In questo senso l’innovazione digitale è una grande opportunità. «Nell’epoca degli influencer che hanno rivoluzionato la comunicazione con il marketing digitale rivolto a milioni di persone il racconto della propria vita, delle proprie azioni e dei propri punti di forza si trasforma in storytelling», sottolinea il responsabile, «Il nostro “racconto delle storie” ha un valore inclusivo e legato alle comunità che non sono più solo territoriali ma anche virtuali. La cooperazione sociale non è solo un progetto d’impresa ma propone un’idea di Paese: bisogna comunicarlo e per farlo occorre avere figure professionali adeguate, creative e pienamente integrate nella vita della cooperativa/associazione».

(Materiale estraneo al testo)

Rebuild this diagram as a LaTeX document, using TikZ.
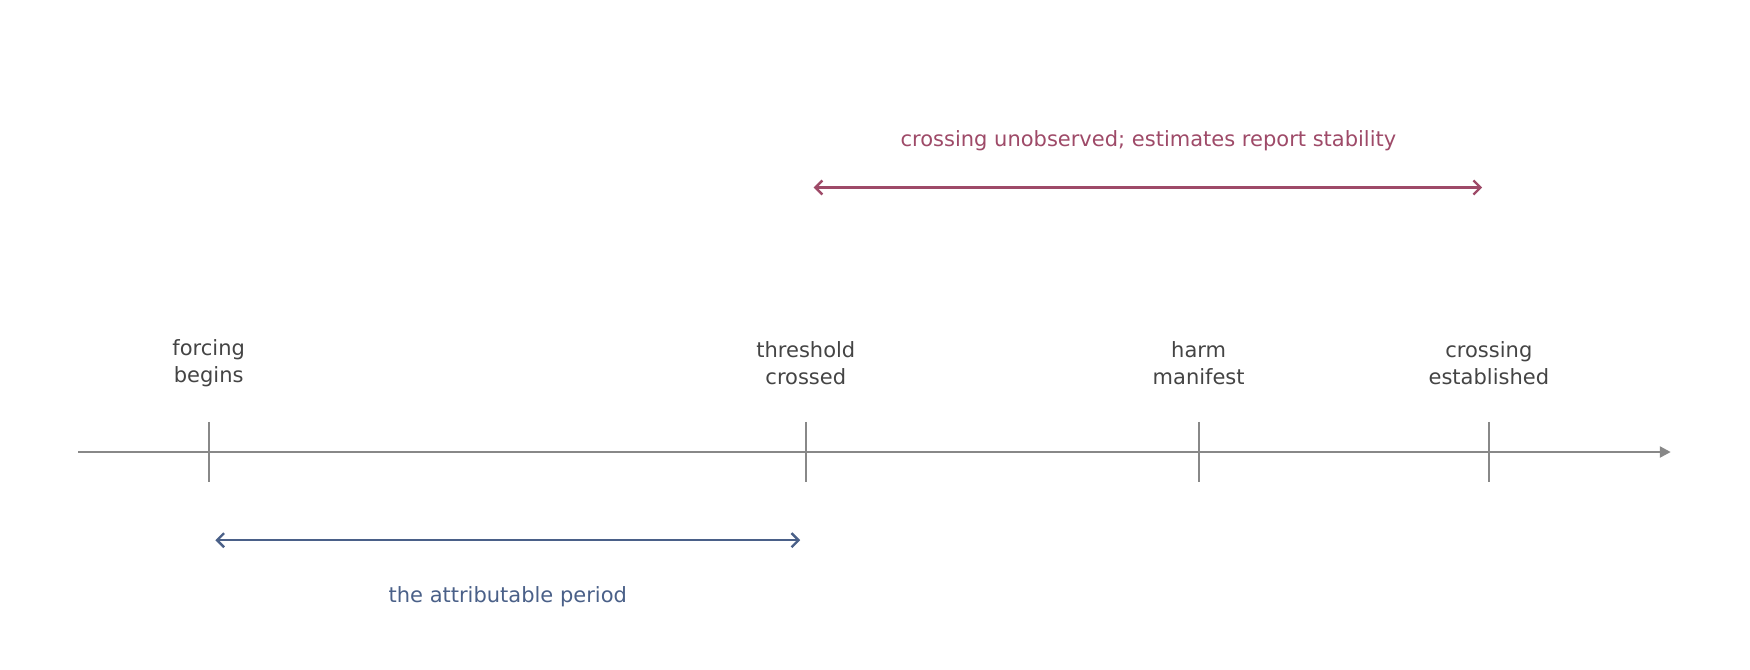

È indispensabile fare un salto di qualità: «parlare oggi di comunicazione efficace significa costruire e rendere unica e riconoscibile la “cifra” del nostro comunicare quotidiano come cooperative sociali», conclude Manzo che aggiunge, «Significa affiancare, nella progettazione dei servizi di cura, anche uno storytelling capace di superare la cornice cooperativa per sostenere e promuovere l’idea delle comunità che vogliamo abitare. Significa riconoscere le potenzialità che una comunicazione sociale trasparente e concreta ha nell’attivazione di processi inclusivi all’interno dei territori. Significa essere consapevoli che comunicare le buone pratiche del nostro lavoro quotidiano aggiunge valore non solo all’identità di ciascuna cooperativa sociale, ma sostanzia le regole di ingaggio della cooperazione sociale nel contribuire allo sviluppo dell’economia sociale nel nostro Paese».